The research paints a generally positive picture of how better training, community outreach, and other policy changes can impact policing, particularly on the use of force. In 2014, police use of force averaged around 53 incidents a month. That number dropped to fewer than 30 a month by 2017.

“We found in Fort Worth that there was a reduction in use of force actually before this effort occurred,” Lawrence said. “So in late 2014, use of force was actually going up a bit. But then in late 2014, it started a pretty steady decline. So by the end of 2017, it was averaging about half as many.”

Fort Worth's First Attempt at Citizen Oversight

In February, city officials in Fort Worth appointed Kim Neal as the police oversight monitor. As the name suggests, the position is more of an auditor than enforcer. Some of the job’s duties include monitoring police contacts and complaints, reviewing policies and procedures, sitting in on training sessions, conducting community engagement events, and collecting data on incidents and use of force. The office will periodically “provide public reports” on its work.
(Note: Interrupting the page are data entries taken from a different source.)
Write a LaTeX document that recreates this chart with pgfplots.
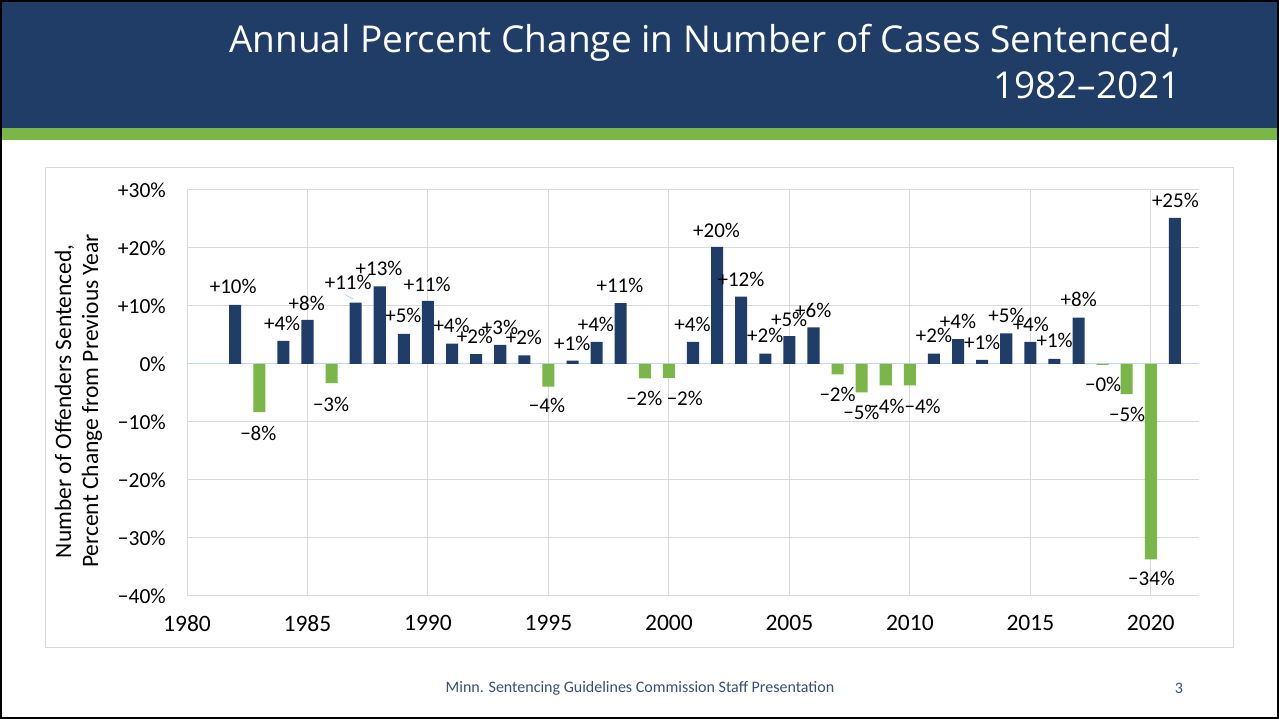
\documentclass[border=0pt]{standalone}
\usepackage{pgfplots}
\pgfplotsset{compat=1.18}
\usepackage{fontspec}
\setmainfont{Carlito}
\newfontfamily\titlefont{Open Sans}
\definecolor{hdrblue}{HTML}{1F3D66}
\definecolor{barblue}{HTML}{1F3D66}
\definecolor{bargreen}{HTML}{7AB648}
\definecolor{gridgray}{HTML}{D9D9D9}
\definecolor{zeroblue}{HTML}{BDD7EE}
\definecolor{footblue}{HTML}{3B5070}
\definecolor{leader}{HTML}{9DC3E6}
\begin{document}
\begin{tikzpicture}[x=1pt,y=1pt]
\useasboundingbox (0,0) rectangle (1279,719);
\fill[white] (0,0) rectangle (1279,719);
\fill[hdrblue] (0,591) rectangle (1279,719);
\fill[bargreen] (0,578.5) rectangle (1279,591);
\node[anchor=base east, text=white, font=\titlefont\fontsize{37}{46}\selectfont, inner sep=0pt] at (1181,666) {Annual Percent Change in Number of Cases Sentenced,};
\node[anchor=base east, text=white, font=\titlefont\fontsize{37}{46}\selectfont, inner sep=0pt] at (1181,620) {1982–2021};
\draw[gridgray, line width=1pt] (45,71) rectangle (1233,551);
\node[text=footblue, font=\fontsize{16}{16}\selectfont] at (640,31) {Minn. Sentencing Guidelines Commission Staff Presentation};
\node[text=footblue, font=\fontsize{16}{16}\selectfont] at (1179,31) {3};
\begin{axis}[
  at={(187pt,123pt)}, anchor=south west,
  scale only axis, width=1012pt, height=406pt,
  xmin=1980, xmax=2022, ymin=-40, ymax=30,
  axis line style={draw=none}, tick style={draw=none},
  major tick length=0pt,
  grid=major, grid style={gridgray, line width=1pt},
  xtick={1980,1985,...,2020},
  xticklabels={1980,1985,1990,1995,2000,2005,2010,2015,2020},
  ytick={-40,-30,...,30},
  yticklabels={−40\%,−30\%,−20\%,−10\%,0\%,+10\%,+20\%,+30\%},
  xticklabel style={font=\fontsize{23.5}{23.5}\selectfont, inner sep=0pt, anchor=north, yshift=-19pt},
  yticklabel style={font=\fontsize{21.5}{21.5}\selectfont, inner sep=0pt, anchor=east, xshift=-21pt},
  extra y ticks={0}, extra y tick labels={},
  extra y tick style={grid style={zeroblue, line width=1pt}},
  ylabel={Number of Offenders Sentenced,\\Percent Change from Previous Year},
  every axis y label/.style={at={(axis description cs:-0.1072,0.48)}, rotate=90, anchor=center, align=center, font=\fontsize{23.5}{27}\selectfont},
  clip=false,
]
\addplot[ybar, bar width=0.5, bar shift=0pt, fill=barblue, draw=none] coordinates {
(1982,10.2) (1984,4.0) (1985,7.6) (1987,10.6) (1988,13.4) (1989,5.2) (1990,10.9)
(1991,3.5) (1992,1.7) (1993,3.3) (1994,1.5) (1996,0.6) (1997,3.8) (1998,10.5)
(2001,3.8) (2002,20.2) (2003,11.6) (2004,1.8) (2005,4.8) (2006,6.3)
(2011,1.8) (2012,4.3) (2013,0.7) (2014,5.3) (2015,3.8) (2016,0.9) (2017,8.0) (2021,25.2)
};
\addplot[ybar, bar width=0.5, bar shift=0pt, fill=bargreen, draw=none] coordinates {
(1983,-8.3) (1986,-3.3) (1995,-3.9) (1999,-2.5) (2000,-2.4) (2007,-1.8) (2008,-4.9)
(2009,-3.7) (2010,-3.7) (2018,-0.15) (2019,-5.2) (2020,-33.7)
};
\addplot[leader, line width=0.6pt] coordinates {(1986.55,12.0) (1986.9,11.2)};
\addplot[draw=none, mark=none, nodes near coords={\pgfplotspointmeta\%},
  point meta=explicit symbolic, nodes near coords align=center,
  every node near coord/.style={anchor=center, inner sep=0pt, font=\fontsize{21}{21}\selectfont, text=black}]
table[meta=lab] {
x y lab
1981.92 13.3 +10
1982.96 -11.96 −8
1983.95 7.07 +4
1984.97 10.5 +8
1985.98 -6.9 −3
1986.69 14.07 +11
1987.97 16.5 +13
1988.98 8.33 +5
1989.97 13.8 +11
1990.98 6.6 +4
1991.95 4.76 +2
1992.99 6.3 +3
1993.98 4.6 +2
1994.94 -7.2 −4
1995.99 3.6 +1
1996.97 6.9 +4
1997.97 13.5 +11
1998.98 -6.0 −2
2000.66 -6.0 −2
2000.98 6.8 +4
2001.98 23.1 +20
2002.99 14.65 +12
2004.0 4.88 +2
2004.99 7.76 +5
2005.99 9.3 +6
2007.0 -5.3 −2
2007.99 -8.34 −5
2009.03 -7.36 −4
2010.53 -7.36 −4
2011.0 5.0 +2
2012.0 7.3 +4
2013.0 3.72 +1
2014.01 8.45 +5
2015.02 6.9 +4
2016.01 4.0 +1
2017.01 11.2 +8
2018.02 -3.45 −0
2019.02 -8.74 −5
2020.03 -36.9 −34
2021.02 28.15 +25
};
\end{axis}
\draw[black, line width=2pt] (1,1) rectangle (1278,718);
\end{tikzpicture}
\end{document}
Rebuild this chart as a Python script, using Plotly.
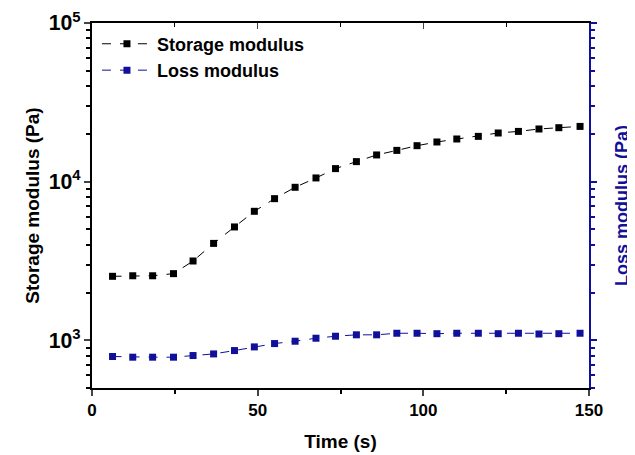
import plotly.graph_objects as go

time_s = [6.2, 12.3, 18.3, 24.6, 30.5, 36.7, 43.0, 49.0, 55.1, 61.3, 67.6, 73.5,
          79.8, 85.9, 92.0, 98.1, 104.1, 110.1, 116.6, 122.6, 128.7, 134.9, 140.9, 147.3]
storage_modulus = [2530, 2550, 2550, 2630, 3160, 4080, 5180, 6500, 7810, 9210, 10550, 12080,
                   13370, 14730, 15740, 16850, 17780, 18570, 19290, 20260, 20730, 21470, 21880, 22290]
loss_modulus = [790, 782, 782, 782, 801, 820, 861, 908, 953, 986, 1030, 1060,
                1082, 1082, 1107, 1107, 1100, 1107, 1107, 1100, 1107, 1095, 1100, 1107]

NAVY = "#10109a"
FONT = "Arial, Liberation Sans, sans-serif"

fig = go.Figure()
fig.add_trace(go.Scatter(
    x=time_s, y=storage_modulus, name="<b>Storage modulus</b>", mode="lines+markers",
    line=dict(color="black", width=1, dash="dash"),
    marker=dict(symbol="square", size=7, color="black"),
))
fig.add_trace(go.Scatter(
    x=time_s, y=loss_modulus, name="<b>Loss modulus</b>", mode="lines+markers",
    line=dict(color=NAVY, width=1, dash="dash"),
    marker=dict(symbol="square", size=7, color=NAVY),
    xaxis="x2", yaxis="y2",
))

yr = [2.699, 5]
fig.update_layout(
    width=627, height=447,
    margin=dict(l=84, r=46, t=15, b=67),
    paper_bgcolor="white", plot_bgcolor="white",
    font=dict(family=FONT, size=14, color="black"),
    showlegend=True,
    legend=dict(x=0.01, y=0.993, xanchor="left", yanchor="top",
                font=dict(size=18, family=FONT, color="black"),
                bgcolor="rgba(0,0,0,0)", tracegroupgap=0, itemwidth=50),
    xaxis=dict(range=[0, 150], tickvals=[0, 50, 100, 150], ticks="outside", ticklen=6,
               tickwidth=1.5, showline=True, linecolor="black", linewidth=2,
               showgrid=False, zeroline=False, automargin=False,
               tickfont=dict(size=17, family=FONT, weight="bold"),
               minor=dict(dtick=25, ticks="outside", ticklen=4, tickcolor="black"),
               title=dict(text="<b>Time (s)</b>", font=dict(size=19), standoff=15)),
    xaxis2=dict(range=[0, 150], overlaying="x", side="top", anchor="y2",
                tickvals=[0, 50, 100, 150], ticks="inside", ticklen=6, automargin=False,
                showticklabels=False, showline=True, linecolor="black", linewidth=2,
                showgrid=False, zeroline=False,
                minor=dict(dtick=25, ticks="inside", ticklen=4, tickcolor="black")),
    yaxis=dict(type="log", range=yr, dtick=1, exponentformat="power",
               ticks="outside", ticklen=6, tickwidth=1.5, showline=True,
               linecolor="black", linewidth=2, showgrid=False, zeroline=False,
               automargin=False,
               tickfont=dict(size=17, family=FONT, weight="bold"),
               minor=dict(dtick="D1", ticks="outside", ticklen=4, tickcolor="black"),
               title=dict(text="<b>Storage modulus (Pa)</b>", font=dict(size=19), standoff=4)),
    yaxis2=dict(type="log", range=yr, dtick=1, overlaying="y", side="right", anchor="x2",
                ticks="outside", ticklen=6, tickwidth=1.5, tickcolor=NAVY, automargin=False,
                showticklabels=False, showline=True, linecolor=NAVY, linewidth=2,
                showgrid=False, zeroline=False,
                minor=dict(dtick="D1", ticks="outside", ticklen=4, tickcolor=NAVY),
                title=dict(text="<b>Loss modulus (Pa)</b>", font=dict(size=18, color=NAVY),
                           standoff=19)),
)

fig.write_html("out.html")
Neal has publicly advocated for a community police oversight board. Over the summer, she conducted two surveys: one of more than 800 police officers and another consisting of around 4,000 citizens. The preliminary results suggest the vast majority of officers don’t believe more oversight is necessary, while most citizens strongly believe otherwise.

Lawrence said civilian oversight boards can be effective if they’re willing to work with police.

“It really depends how the city writes the policy for that oversight board to operate,” he said. “Some will operate outside of the department and try to investigate the environment from a very external perspective. Departments in most communities won't play ball with them.

“Other policies that I've seen create a much more collaborative effort,” he continued. “It's almost an understanding that [the board] is another component of internal affairs where there's an external outside perspective of the investigations that are going on. And those I would say have a lot more power in pursuing accountability metrics associated with officers who were really struggling to do their job well.”

Neal and the office of police oversight did not return multiple phone calls and emails in time for this story’s deadline. 

Moore said he and his group will continue to do their part to hold police accountable.

“My long-term plan is to gather more data for other things to help actually produce a proposal for a better police force,” he said. “That's going to take some time because it's going to deal with other factors too.

“You have to start by kicking some of the power back for accountability,” he said. “ They're kind of policing themselves. That's not appropriate for anybody.”